(Charts and diagrams as code)
######
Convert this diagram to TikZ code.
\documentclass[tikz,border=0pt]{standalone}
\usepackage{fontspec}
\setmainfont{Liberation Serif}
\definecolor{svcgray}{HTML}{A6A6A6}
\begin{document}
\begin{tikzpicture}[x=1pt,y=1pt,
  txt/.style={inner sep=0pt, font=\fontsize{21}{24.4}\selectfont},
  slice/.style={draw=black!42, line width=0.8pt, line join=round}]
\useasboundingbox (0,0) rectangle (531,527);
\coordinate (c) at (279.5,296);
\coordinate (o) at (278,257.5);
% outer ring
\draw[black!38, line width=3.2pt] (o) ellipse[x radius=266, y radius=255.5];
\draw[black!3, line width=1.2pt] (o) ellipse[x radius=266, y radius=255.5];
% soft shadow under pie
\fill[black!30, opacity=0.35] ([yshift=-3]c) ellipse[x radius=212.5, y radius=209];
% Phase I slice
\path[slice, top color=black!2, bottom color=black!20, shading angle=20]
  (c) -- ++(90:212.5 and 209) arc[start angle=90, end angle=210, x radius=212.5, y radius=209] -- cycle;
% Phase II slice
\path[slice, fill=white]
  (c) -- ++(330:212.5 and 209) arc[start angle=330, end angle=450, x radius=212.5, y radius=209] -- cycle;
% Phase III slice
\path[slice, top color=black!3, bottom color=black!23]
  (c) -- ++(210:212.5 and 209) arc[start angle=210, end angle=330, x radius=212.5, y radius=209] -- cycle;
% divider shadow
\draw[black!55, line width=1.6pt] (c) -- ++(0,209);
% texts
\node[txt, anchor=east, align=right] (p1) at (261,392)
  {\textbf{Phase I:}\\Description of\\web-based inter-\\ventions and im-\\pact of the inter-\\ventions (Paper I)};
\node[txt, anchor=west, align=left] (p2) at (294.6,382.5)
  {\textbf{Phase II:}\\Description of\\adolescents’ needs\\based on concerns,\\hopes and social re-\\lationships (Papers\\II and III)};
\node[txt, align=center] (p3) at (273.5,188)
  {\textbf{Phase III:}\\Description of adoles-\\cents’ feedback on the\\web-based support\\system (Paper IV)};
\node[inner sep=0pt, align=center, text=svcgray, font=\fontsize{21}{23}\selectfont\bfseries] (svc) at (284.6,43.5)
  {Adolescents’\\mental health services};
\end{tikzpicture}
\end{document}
######
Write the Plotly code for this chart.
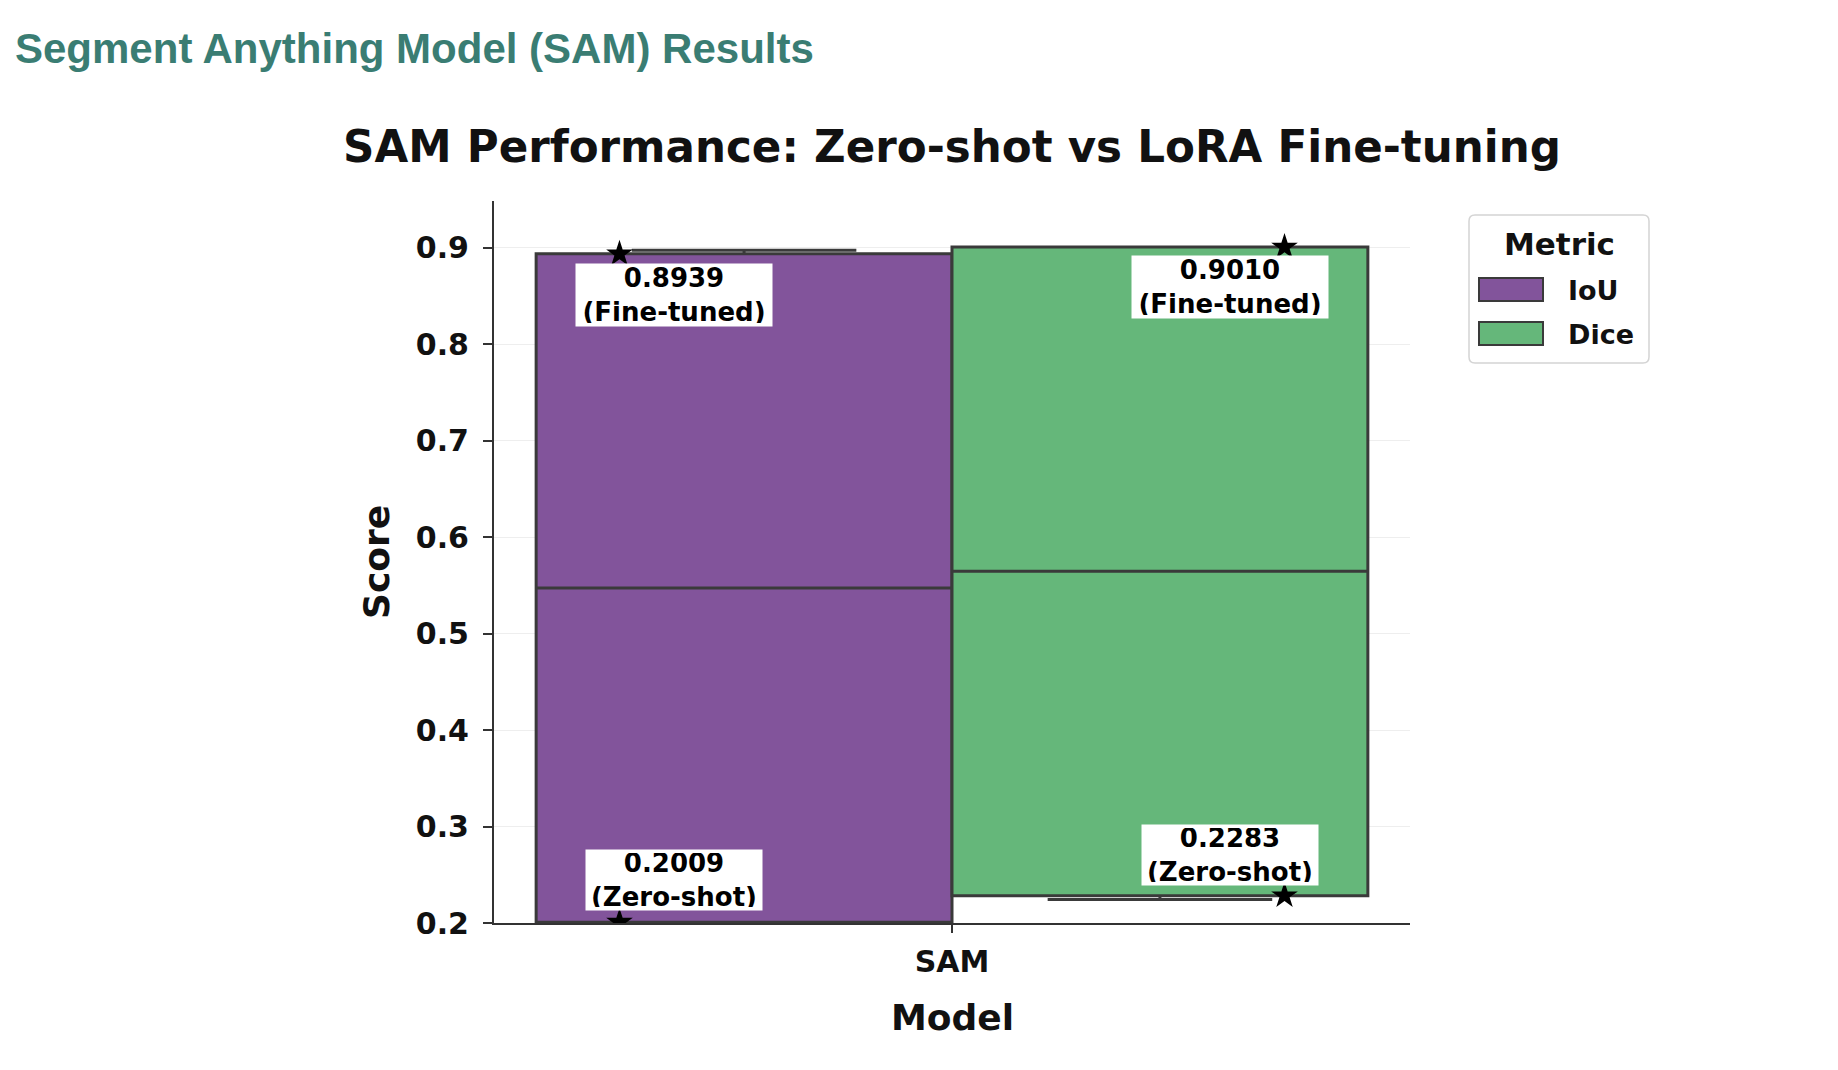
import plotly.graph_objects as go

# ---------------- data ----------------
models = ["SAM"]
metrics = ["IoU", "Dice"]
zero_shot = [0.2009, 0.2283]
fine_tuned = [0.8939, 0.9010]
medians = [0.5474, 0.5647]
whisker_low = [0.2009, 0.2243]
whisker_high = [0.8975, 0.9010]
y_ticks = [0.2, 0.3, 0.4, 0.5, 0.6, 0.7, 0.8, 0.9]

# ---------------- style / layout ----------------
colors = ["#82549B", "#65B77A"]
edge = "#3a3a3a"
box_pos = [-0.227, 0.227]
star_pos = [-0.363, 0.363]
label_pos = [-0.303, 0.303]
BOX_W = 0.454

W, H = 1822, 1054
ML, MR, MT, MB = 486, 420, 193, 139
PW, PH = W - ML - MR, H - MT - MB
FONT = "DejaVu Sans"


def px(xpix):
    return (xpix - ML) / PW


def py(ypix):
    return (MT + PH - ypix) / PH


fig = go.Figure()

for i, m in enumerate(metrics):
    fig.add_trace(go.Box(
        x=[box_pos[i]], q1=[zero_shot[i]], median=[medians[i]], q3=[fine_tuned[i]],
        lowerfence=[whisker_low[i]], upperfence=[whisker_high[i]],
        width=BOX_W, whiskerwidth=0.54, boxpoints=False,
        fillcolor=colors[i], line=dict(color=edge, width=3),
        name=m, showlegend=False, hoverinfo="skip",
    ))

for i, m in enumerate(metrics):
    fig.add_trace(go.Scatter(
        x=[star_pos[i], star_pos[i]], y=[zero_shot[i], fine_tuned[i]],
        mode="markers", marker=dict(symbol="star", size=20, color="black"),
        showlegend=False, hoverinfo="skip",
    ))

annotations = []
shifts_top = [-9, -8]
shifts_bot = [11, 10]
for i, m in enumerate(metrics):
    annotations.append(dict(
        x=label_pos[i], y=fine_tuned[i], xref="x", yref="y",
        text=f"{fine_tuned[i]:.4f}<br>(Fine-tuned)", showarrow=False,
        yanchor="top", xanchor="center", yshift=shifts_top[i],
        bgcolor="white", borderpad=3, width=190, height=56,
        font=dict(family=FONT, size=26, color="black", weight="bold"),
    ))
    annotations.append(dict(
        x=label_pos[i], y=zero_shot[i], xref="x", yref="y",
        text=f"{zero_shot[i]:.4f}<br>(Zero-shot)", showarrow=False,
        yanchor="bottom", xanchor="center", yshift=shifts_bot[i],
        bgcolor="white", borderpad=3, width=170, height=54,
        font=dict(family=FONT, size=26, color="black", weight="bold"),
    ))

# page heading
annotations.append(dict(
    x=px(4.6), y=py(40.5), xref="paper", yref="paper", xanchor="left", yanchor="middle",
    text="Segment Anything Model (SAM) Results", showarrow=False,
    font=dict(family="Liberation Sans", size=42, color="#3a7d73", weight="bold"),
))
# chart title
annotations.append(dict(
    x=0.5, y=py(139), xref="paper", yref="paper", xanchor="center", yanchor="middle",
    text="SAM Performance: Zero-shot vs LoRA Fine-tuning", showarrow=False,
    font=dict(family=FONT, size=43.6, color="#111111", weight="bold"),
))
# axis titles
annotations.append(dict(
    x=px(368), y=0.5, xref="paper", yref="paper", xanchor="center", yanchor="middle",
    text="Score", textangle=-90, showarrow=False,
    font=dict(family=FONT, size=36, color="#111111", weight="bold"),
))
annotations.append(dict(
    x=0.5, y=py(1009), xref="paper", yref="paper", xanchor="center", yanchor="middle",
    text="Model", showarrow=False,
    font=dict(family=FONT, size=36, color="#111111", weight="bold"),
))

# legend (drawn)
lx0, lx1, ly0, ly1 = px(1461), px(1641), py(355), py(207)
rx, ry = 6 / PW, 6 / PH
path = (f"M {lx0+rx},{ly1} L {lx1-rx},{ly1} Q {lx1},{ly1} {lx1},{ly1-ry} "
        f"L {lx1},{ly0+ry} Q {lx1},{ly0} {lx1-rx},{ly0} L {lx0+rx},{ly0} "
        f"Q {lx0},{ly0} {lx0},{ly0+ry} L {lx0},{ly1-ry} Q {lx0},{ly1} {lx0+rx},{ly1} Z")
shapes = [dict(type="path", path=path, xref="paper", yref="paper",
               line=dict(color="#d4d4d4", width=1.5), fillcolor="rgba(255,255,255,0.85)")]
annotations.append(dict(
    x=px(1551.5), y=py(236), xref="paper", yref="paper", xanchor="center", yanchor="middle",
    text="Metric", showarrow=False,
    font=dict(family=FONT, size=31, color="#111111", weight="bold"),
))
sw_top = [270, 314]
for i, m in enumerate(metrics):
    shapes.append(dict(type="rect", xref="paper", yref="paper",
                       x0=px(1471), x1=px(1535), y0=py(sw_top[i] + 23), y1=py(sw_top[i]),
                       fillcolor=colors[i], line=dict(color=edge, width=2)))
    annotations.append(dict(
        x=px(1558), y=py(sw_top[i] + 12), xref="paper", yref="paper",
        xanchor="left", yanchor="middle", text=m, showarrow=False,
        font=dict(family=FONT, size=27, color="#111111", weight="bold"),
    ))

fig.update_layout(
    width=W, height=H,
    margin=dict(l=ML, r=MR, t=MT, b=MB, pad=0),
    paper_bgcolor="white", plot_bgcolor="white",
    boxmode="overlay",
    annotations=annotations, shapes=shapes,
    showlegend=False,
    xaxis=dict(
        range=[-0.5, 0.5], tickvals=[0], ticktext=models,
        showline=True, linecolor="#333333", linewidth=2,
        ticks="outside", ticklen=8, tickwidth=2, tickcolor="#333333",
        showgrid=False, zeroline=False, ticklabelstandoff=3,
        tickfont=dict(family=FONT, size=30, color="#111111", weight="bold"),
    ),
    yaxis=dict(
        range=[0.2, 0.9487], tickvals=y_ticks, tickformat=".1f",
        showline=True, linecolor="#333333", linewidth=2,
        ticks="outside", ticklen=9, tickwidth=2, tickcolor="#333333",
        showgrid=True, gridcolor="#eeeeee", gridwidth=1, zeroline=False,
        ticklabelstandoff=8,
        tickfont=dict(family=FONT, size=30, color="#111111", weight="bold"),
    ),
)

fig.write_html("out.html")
######
Retype, word for word, only the lines from the one containing "Write the Plotly code for this chart." through the one containing "import plotly.graph_objects as go", both included, and leave out any pictures.

Write the Plotly code for this chart.
import plotly.graph_objects as go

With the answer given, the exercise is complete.